Entre nós, publicitam-se e defendem-se ideias e programas partidários sem entraves de maior, fazem-se livremente campanhas e sondagens, todos os cidadãos maiores podem exprimir através do voto a orientação geral das suas escolhas, os parlamentares e o líder do Governo são eleitos, os governos ascendem e caem, os maiores partidos alternam no exercício do poder e este é balizado por normas constitucionais que dão corpo de letra a um vasto consenso sobre quais devem ser as regras do jogo político.
Somados todos estes aspectos, parece haver poucas razões para duvidar que vivemos no seio de uma democracia representativa plena. Mas examinemos melhor.
A democracia é um edifício de dois andares. No andar superior, as coisas passam-se como atrás foi descrito. Há um clima de livre concorrência entre pessoas e doutrinas, entre ideias e projectos, entre idealismos e ambições pragmáticas, e os vencedores são sempre apurados através do voto. Tanto o poder legislativo como o poder executivo emanam dele. Os que o exercem são, sob um ponto de vista formal, os nossos representantes na estrutura cimeira do Estado ou das autarquias.
Mas no rés-do-chão deste edifício as coisas passam-se de outro modo. O debate interno encontra-se esclerosado ou foi suprimido, as iniciativas e as inovações são barradas por estrangulamentos burocráticos ou entraves estatutários, os contactos interpessoais são restringidos, o acesso à informação vital é vedado, a participação de certas candidaturas em contendas eleitorais pode ser impunemente boicotada, os regulamentos podem ser descaradamente infringidos, a admissão à militância política é reservada ou condicionada e tende a funcionar quase em regime de clube privado, as equipas no poder barricam-se metodicamente para evitar a substituição ou a alternância. O andar térreo do edifício são os partidos políticos.
Ora acontece que o acesso ao primeiro andar se faz através do rés-do-chão. E muitos daqueles que no andar de cima aspiram a serem eleitos, e que dependem de uma eleição para poderem assumir os cargos a que se candidatam, provêm de um piso inferior onde o estatuto de candidato se adquire, não por eleição também, mas por indigitação, ou seja, por nomeação de uma burocracia já bem instalada no poder partidário.
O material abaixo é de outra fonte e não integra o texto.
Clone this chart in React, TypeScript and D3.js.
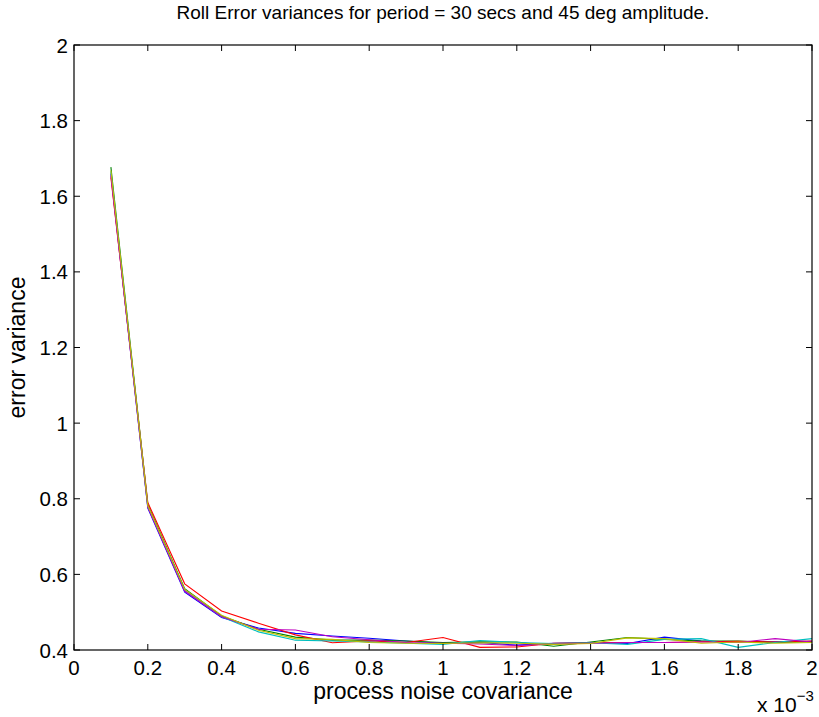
import React from 'react';
import * as d3 from 'd3';

// process noise covariance (x 10^-3)
const xValues = [0.1, 0.2, 0.3, 0.4, 0.5, 0.6, 0.7, 0.8, 0.9, 1.0, 1.1, 1.2, 1.3, 1.4, 1.5, 1.6, 1.7, 1.8, 1.9, 2.0];

const blueRun = [1.66, 0.775, 0.553, 0.486, 0.458, 0.444, 0.437, 0.431, 0.424, 0.418, 0.42, 0.413, 0.418, 0.42, 0.417, 0.434, 0.424, 0.421, 0.422, 0.423];
const greenRun = [1.677, 0.785, 0.562, 0.49, 0.455, 0.434, 0.426, 0.426, 0.424, 0.42, 0.422, 0.421, 0.41, 0.421, 0.433, 0.428, 0.424, 0.424, 0.42, 0.422];
const redRun = [1.65, 0.79, 0.575, 0.503, 0.471, 0.44, 0.419, 0.424, 0.42, 0.433, 0.407, 0.408, 0.418, 0.419, 0.42, 0.42, 0.422, 0.423, 0.421, 0.424];
const cyanRun = [1.665, 0.78, 0.558, 0.488, 0.448, 0.426, 0.424, 0.421, 0.418, 0.415, 0.425, 0.42, 0.417, 0.419, 0.415, 0.428, 0.43, 0.407, 0.42, 0.43];
const magentaRun = [1.655, 0.778, 0.556, 0.488, 0.455, 0.453, 0.435, 0.427, 0.42, 0.418, 0.416, 0.412, 0.416, 0.418, 0.42, 0.42, 0.421, 0.42, 0.43, 0.421];
const yellowRun = [1.668, 0.782, 0.56, 0.492, 0.452, 0.43, 0.428, 0.42, 0.418, 0.417, 0.419, 0.418, 0.415, 0.417, 0.432, 0.43, 0.418, 0.421, 0.418, 0.42];

const series = [
  { name: 'b', color: '#0000ff', values: blueRun },
  { name: 'g', color: '#008000', values: greenRun },
  { name: 'r', color: '#ff0000', values: redRun },
  { name: 'c', color: '#00bfbf', values: cyanRun },
  { name: 'm', color: '#bf00bf', values: magentaRun },
  { name: 'y', color: '#bfbf00', values: yellowRun },
];

const xTicks = [0, 0.2, 0.4, 0.6, 0.8, 1, 1.2, 1.4, 1.6, 1.8, 2];
const yTicks = [0.4, 0.6, 0.8, 1, 1.2, 1.4, 1.6, 1.8, 2];

const W = 819;
const H = 717;
const box = { left: 74, right: 812, top: 45, bottom: 650 };
const font = 'Liberation Sans, Arial, Helvetica, sans-serif';

export default function App() {
  const x = d3.scaleLinear().domain([0, 2]).range([box.left, box.right]);
  const y = d3.scaleLinear().domain([0.4, 2]).range([box.bottom, box.top]);
  const line = d3.line<number>()
    .x((_, i) => x(xValues[i]))
    .y(d => y(d));
  const tl = 6;
  const cx = (box.left + box.right) / 2;

  return (
    <svg width={W} height={H} style={{ position: 'absolute', left: 0, top: 0, background: '#fff' }}
      fontFamily={font}>
      <rect x={0} y={0} width={W} height={H} fill="#fff" />
      {series.map(s => (
        <path key={s.name} d={line(s.values) || ''} fill="none" stroke={s.color} strokeWidth={1.1} />
      ))}
      <rect x={box.left} y={box.top} width={box.right - box.left} height={box.bottom - box.top}
        fill="none" stroke="#000" strokeWidth={1.2} />
      {xTicks.map(t => (
        <g key={'x' + t}>
          <line x1={x(t)} x2={x(t)} y1={box.bottom} y2={box.bottom - tl} stroke="#000" />
          <line x1={x(t)} x2={x(t)} y1={box.top} y2={box.top + tl} stroke="#000" />
          <text x={x(t)} y={box.bottom + 25} textAnchor="middle" fontSize={20.5}>{String(t)}</text>
        </g>
      ))}
      {yTicks.map(t => (
        <g key={'y' + t}>
          <line x1={box.left} x2={box.left + tl} y1={y(t)} y2={y(t)} stroke="#000" />
          <line x1={box.right} x2={box.right - tl} y1={y(t)} y2={y(t)} stroke="#000" />
          <text x={box.left - 6} y={y(t) + 7.5} textAnchor="end" fontSize={20.5}>{String(t)}</text>
        </g>
      ))}
      <text x={cx} y={19} textAnchor="middle" fontSize={19}>
        Roll Error variances for period = 30 secs and 45 deg amplitude.
      </text>
      <text x={cx} y={699} textAnchor="middle" fontSize={23}>
        process noise covariance
      </text>
      <text transform={`translate(25, ${(box.top + box.bottom) / 2}) rotate(-90)`} textAnchor="middle" fontSize={23}>
        error variance
      </text>
      <text x={757} y={712} fontSize={21}>
        x 10<tspan dy={-11} fontSize={15}>−3</tspan>
      </text>
    </svg>
  );
}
Por outras palavras: no patamar superior, os nossos representantes são eleitos; no patamar inferior são, em larga medida, designados. Pois aí os candidatos a deputados, eurodeputados e autarcas não são apurados por sufrágio, nem constam de listas construídas segundo o método da representação proporcional, nem adquirem a sua legitimidade pelo apoio das bases, ou seja, dos meros eleitores. É a cúpula dos partidos que decide, que escolhe, que segrega, que peneira, enquanto mesmo os seus órgãos intermédios apenas propõem, opinam, dão aprovações e pareceres em nada vinculativos. São pois aqueles que se assenhorearam do piso térreo do edifício democrático, à margem de qualquer legislação ou fiscalização eficaz, que controlam o acesso aos órgãos públicos que funcionam no andar de cima.
Isto significa que a nossa democracia não é plena, mas semiplena. Existe ampla democraticidade na competição entre partidos, mas não existe em idêntica medida dentro deles.
Ora de pouco nos serve podermos eleger livremente os nossos representantes em alguns dos escalões cimeiros do poder político, nos casos em que não podemos eleger livremente os candidatos a sê-lo. Se alguém pôde fazer por nós uma escolha prévia, subordinando-a aos seus interesses e critérios, é previsível que os nossos, os dos meros eleitores, tendam a sair sempre derrotados ou preteridos. E nesta parte, pelo menos, o jogo já não deve chamar-se democracia.